As for the election, hard to say whether Ludacris making an appearance for Jim Martin or Governor Ludicrous of Alaska or anybody else would actually boost the traditionally low turnout for such run-off contests. In the interim, let's bring in Bloomberg News political columnist and Washington editor of "The Week" magazine, Margaret Carlson. Good evening, Margaret.


OLBERMANN: Mike Huckabee, Mitt Romney also campaigned for Chambliss so Palin would hardly be committing a political sin if her motives for doing the same thing includes her own political future. But to be clear, that is what's going on here?

CARLSON: Well, she did say she was doing it for the people of Alaska.
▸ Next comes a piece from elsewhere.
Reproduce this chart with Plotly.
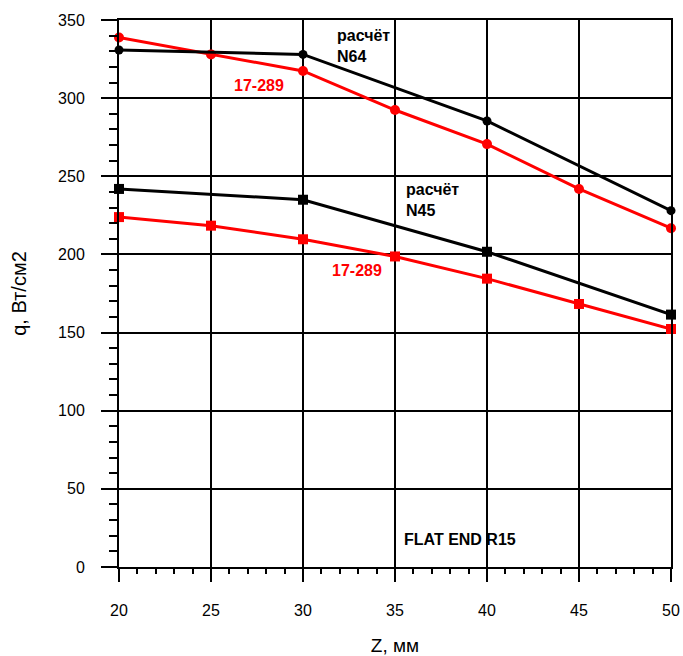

I think the people of Alaska would take issue with, in particular with the newspapers taking issue with it. But her popularity rating in Alaska has gone down since her national debut. She hasn't been back in the capital of Alaska since August. So they have reason to complain. But I now think Sarah Palin like Bill Clinton and like Elvis, never going away. She's with us for a good long time. I think she'll be opening supermarkets soon.

OLBERMANN: This just occurred to me. What is the most grotesque event to be standing in front of and not paying attention to.

What we're seeing now, she's standing in front of Saxby Chambliss who ran that campaign against Max Cleland six years ago or standing in front of a turkey killing machine.

CARLSON: Both are killers. Talking about her son in her appearance and ignoring what happened to Max Cleland is a terrible disconnect. I don't think enough attention can ever be paid to the ads that were run against Max Cleland. I'm waiting to hear if Chambliss apologizes for that some day.

OLBERMANN: Well, I hope you have some time.

CARLSON: An eternity, apparently.

OLBERMANN: Whether or not she actually helps Chambliss get votes is not really of importance as long as she can draw the crowds and keep herself in the public eye. And it's in the lower 48. That's the key to this from her viewpoint, correct?

CARLSON: Right. Now, you cannot keep her on the tundra now that she's seen the lower 48. She likes it here. And she gets, you know, she gets air time. By the way, she did pull off crowds for him. We should see who did better, Ludacris, the actual Ludacris or Ms. Slight Ludicrous.

OLBERMANN: Obviously, the president-elect is kind of busy and there are major issues going on here, but is there an explanation, is there an excuse out of the White House in waiting for why he didn't make a single appearance on behalf of a Democratic challenger who at least had a chance of unseating another Republican in Georgia?

CARLSON: You gave the excuse, which is he's naming his national security and other teams. And if he's going to hold true, at least temporarily or at least during the honeymoon to be bipartisan, to go and appear in a partisan election goes against the image he's trying to create right now.

OLBERMANN: All right. I suppose. At some point maybe earlier in the process, it might have been acceptable. Do you think he'll regret it at some point at some later date, especially if Chambliss wins.

CARLSON: You have a point. If he did it right away, before giving the press conference and choosing, he could have done it. Now, on the eve of the election or the last couple days I think it would have been unpresidential.

OLBERMANN: Well, for that we have Sarah Palin.

CARLSON: For that we have a vice presidential nominee.

OLBERMANN: Who's not quite even up to those standards. Margaret Carlson of Bloomberg News, have a good night. And thank you kindly.

CARLSON: You too, thanks, Keith.

OLBERMANN: That's COUNTDOWN for this, the 2,032 day since the declaration of "Mission Accomplished" in Iraq. I'm Keith Olbermann, good night and good luck. Now, our MSNBC coverage continues with the individual today nominated by no less than Tina Brown as the next host of MEET THE PRESS, your moderator Rachel Maddow. Good evening Ms. Moderator.